_Objective_
Copy from the first line below down to and including the line with "const weeks = [3, 4, 5, 6];". Skip the pictures.

_Dataset excerpt_
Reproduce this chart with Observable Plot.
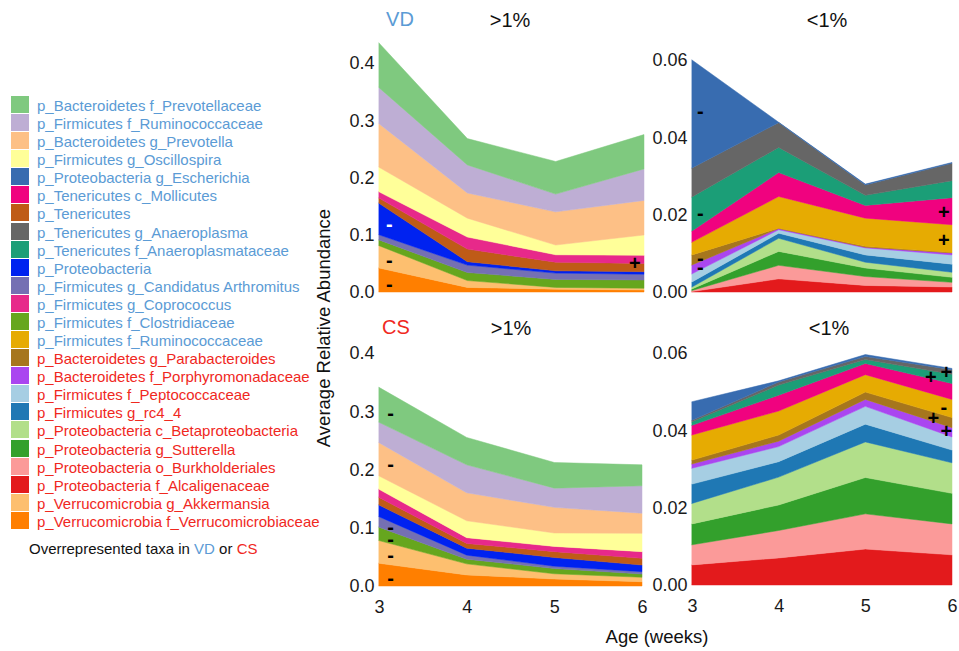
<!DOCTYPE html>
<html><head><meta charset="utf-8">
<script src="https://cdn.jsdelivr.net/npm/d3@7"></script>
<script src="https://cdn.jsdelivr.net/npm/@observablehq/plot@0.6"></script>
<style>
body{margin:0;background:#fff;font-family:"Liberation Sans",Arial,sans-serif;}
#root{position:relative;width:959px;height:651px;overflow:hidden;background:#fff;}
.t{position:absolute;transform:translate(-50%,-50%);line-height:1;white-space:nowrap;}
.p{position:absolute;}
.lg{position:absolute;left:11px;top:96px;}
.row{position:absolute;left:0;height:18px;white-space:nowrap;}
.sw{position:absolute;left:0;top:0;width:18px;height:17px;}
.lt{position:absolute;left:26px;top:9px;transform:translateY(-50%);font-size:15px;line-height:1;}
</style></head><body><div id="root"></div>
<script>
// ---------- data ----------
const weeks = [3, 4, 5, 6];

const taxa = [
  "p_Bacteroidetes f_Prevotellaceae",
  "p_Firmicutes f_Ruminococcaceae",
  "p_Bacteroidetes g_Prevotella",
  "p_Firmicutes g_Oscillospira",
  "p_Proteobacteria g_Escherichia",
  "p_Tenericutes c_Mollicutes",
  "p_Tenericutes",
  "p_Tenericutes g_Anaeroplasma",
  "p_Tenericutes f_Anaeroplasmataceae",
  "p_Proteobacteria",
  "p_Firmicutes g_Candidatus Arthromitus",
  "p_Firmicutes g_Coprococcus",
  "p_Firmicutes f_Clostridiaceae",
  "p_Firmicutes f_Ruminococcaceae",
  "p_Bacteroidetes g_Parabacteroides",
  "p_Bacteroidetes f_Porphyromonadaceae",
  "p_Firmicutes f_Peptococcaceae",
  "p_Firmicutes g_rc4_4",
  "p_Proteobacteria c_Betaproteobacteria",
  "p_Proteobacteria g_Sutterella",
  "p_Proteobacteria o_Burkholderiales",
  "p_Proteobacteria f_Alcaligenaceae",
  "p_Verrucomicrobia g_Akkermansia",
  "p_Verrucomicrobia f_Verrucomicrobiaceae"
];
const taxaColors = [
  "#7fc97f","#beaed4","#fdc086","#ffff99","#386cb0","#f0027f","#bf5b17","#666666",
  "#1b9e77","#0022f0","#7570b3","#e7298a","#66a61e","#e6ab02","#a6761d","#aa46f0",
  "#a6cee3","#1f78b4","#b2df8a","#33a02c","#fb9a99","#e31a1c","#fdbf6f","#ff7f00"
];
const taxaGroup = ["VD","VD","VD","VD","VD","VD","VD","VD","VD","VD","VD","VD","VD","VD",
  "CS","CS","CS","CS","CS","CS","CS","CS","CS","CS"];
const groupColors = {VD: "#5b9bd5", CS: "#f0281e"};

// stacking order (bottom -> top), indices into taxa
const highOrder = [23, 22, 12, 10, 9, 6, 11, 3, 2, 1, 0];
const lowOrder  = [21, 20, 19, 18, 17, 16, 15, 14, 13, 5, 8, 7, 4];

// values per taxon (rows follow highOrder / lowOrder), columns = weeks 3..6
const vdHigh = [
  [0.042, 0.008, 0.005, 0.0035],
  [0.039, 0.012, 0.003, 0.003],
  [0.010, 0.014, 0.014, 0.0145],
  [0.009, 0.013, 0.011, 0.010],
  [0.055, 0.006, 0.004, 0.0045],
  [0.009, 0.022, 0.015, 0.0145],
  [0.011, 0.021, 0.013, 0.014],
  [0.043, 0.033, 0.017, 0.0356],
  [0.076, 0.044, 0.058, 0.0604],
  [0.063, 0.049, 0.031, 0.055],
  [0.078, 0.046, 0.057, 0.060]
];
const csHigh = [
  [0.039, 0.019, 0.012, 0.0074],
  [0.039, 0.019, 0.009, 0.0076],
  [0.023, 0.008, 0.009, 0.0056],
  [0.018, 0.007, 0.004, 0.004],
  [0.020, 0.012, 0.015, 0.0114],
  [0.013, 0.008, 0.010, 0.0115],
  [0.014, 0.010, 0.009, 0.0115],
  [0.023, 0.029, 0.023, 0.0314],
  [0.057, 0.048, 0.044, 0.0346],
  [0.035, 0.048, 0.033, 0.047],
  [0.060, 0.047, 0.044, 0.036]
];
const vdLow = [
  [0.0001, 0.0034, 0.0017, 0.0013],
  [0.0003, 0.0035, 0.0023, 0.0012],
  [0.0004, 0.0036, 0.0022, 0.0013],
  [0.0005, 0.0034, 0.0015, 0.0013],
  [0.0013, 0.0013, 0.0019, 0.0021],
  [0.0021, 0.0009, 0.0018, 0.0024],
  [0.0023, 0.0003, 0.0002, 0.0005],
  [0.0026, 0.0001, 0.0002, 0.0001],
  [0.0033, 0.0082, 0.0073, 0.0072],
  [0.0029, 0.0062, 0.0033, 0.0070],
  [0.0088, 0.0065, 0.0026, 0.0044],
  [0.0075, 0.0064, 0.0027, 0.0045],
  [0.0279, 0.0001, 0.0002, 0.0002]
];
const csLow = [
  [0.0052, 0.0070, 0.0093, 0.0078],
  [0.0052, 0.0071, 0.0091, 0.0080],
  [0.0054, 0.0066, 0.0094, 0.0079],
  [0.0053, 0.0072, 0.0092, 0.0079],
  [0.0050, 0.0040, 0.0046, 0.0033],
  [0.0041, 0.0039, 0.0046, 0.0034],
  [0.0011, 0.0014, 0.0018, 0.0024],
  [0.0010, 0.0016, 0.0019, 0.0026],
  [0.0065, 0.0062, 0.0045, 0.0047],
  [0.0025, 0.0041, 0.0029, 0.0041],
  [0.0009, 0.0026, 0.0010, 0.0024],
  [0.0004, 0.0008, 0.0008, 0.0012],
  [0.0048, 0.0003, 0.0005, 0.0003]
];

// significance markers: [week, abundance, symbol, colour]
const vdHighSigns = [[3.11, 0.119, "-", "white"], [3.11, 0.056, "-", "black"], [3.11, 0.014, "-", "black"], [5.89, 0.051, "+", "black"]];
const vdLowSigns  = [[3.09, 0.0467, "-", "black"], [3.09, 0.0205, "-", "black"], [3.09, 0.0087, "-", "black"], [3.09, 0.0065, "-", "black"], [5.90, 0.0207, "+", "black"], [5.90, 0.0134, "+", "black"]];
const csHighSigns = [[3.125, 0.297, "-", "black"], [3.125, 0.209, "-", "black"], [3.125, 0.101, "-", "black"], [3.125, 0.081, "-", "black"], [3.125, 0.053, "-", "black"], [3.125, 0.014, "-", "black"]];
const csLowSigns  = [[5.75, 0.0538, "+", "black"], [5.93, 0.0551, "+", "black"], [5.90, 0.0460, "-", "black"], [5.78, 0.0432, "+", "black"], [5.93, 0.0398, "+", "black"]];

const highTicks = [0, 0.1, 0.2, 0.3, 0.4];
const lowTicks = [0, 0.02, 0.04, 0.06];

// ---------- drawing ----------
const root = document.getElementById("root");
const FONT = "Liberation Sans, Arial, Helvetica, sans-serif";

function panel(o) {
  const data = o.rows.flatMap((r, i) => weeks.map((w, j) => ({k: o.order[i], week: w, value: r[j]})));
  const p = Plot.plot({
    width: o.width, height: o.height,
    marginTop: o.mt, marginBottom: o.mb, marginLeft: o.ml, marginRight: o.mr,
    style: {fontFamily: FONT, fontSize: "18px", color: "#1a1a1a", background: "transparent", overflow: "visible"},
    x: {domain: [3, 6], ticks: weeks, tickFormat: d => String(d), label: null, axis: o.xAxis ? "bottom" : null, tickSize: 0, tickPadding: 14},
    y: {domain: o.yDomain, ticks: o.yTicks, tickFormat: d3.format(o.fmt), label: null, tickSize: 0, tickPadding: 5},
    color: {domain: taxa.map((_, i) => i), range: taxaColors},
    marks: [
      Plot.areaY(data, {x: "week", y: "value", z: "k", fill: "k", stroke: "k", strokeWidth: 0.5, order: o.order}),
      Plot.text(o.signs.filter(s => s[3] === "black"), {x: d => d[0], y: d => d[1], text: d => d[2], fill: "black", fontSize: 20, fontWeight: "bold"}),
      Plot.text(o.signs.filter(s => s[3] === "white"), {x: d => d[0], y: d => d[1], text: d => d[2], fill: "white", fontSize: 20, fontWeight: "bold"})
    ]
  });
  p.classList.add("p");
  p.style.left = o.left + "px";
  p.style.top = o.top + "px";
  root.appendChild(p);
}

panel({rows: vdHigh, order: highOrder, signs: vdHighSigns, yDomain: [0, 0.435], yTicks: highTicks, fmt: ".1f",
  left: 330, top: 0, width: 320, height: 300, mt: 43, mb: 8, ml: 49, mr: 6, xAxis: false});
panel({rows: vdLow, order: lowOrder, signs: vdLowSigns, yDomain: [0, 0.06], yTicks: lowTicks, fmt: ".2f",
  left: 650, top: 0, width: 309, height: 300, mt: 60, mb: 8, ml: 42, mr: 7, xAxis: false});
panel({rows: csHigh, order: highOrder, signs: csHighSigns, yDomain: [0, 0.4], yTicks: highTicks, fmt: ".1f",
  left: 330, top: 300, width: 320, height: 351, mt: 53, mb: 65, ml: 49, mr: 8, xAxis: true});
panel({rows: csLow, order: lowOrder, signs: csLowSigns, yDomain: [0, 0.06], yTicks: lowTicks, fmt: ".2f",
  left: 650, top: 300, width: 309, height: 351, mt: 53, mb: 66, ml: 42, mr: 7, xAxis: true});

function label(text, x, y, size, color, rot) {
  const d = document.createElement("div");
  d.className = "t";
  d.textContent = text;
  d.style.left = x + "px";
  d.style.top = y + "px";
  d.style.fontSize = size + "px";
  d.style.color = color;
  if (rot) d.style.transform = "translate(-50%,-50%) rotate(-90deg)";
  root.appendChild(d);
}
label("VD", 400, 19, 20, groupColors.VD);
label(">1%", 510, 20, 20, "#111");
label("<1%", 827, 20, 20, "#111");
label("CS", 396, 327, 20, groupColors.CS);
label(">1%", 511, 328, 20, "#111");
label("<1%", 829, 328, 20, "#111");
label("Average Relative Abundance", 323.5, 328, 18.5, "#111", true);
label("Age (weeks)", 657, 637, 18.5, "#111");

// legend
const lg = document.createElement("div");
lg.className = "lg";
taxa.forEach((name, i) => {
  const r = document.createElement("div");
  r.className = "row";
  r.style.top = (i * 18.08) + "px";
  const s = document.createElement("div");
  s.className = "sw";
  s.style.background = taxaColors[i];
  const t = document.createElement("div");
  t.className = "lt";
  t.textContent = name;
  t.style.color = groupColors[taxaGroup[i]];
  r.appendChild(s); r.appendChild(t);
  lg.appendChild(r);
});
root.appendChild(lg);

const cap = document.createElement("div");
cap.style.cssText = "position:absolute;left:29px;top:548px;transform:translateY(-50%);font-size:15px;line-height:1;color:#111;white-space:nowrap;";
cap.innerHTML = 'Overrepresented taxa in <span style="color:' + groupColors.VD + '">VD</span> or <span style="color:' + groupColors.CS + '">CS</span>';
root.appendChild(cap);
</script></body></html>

_Full solution_
Reproduce this chart with Observable Plot.
<!DOCTYPE html>
<html><head><meta charset="utf-8">
<script src="https://cdn.jsdelivr.net/npm/d3@7"></script>
<script src="https://cdn.jsdelivr.net/npm/@observablehq/plot@0.6"></script>
<style>
body{margin:0;background:#fff;font-family:"Liberation Sans",Arial,sans-serif;}
#root{position:relative;width:959px;height:651px;overflow:hidden;background:#fff;}
.t{position:absolute;transform:translate(-50%,-50%);line-height:1;white-space:nowrap;}
.p{position:absolute;}
.lg{position:absolute;left:11px;top:96px;}
.row{position:absolute;left:0;height:18px;white-space:nowrap;}
.sw{position:absolute;left:0;top:0;width:18px;height:17px;}
.lt{position:absolute;left:26px;top:9px;transform:translateY(-50%);font-size:15px;line-height:1;}
</style></head><body><div id="root"></div>
<script>
// ---------- data ----------
const weeks = [3, 4, 5, 6];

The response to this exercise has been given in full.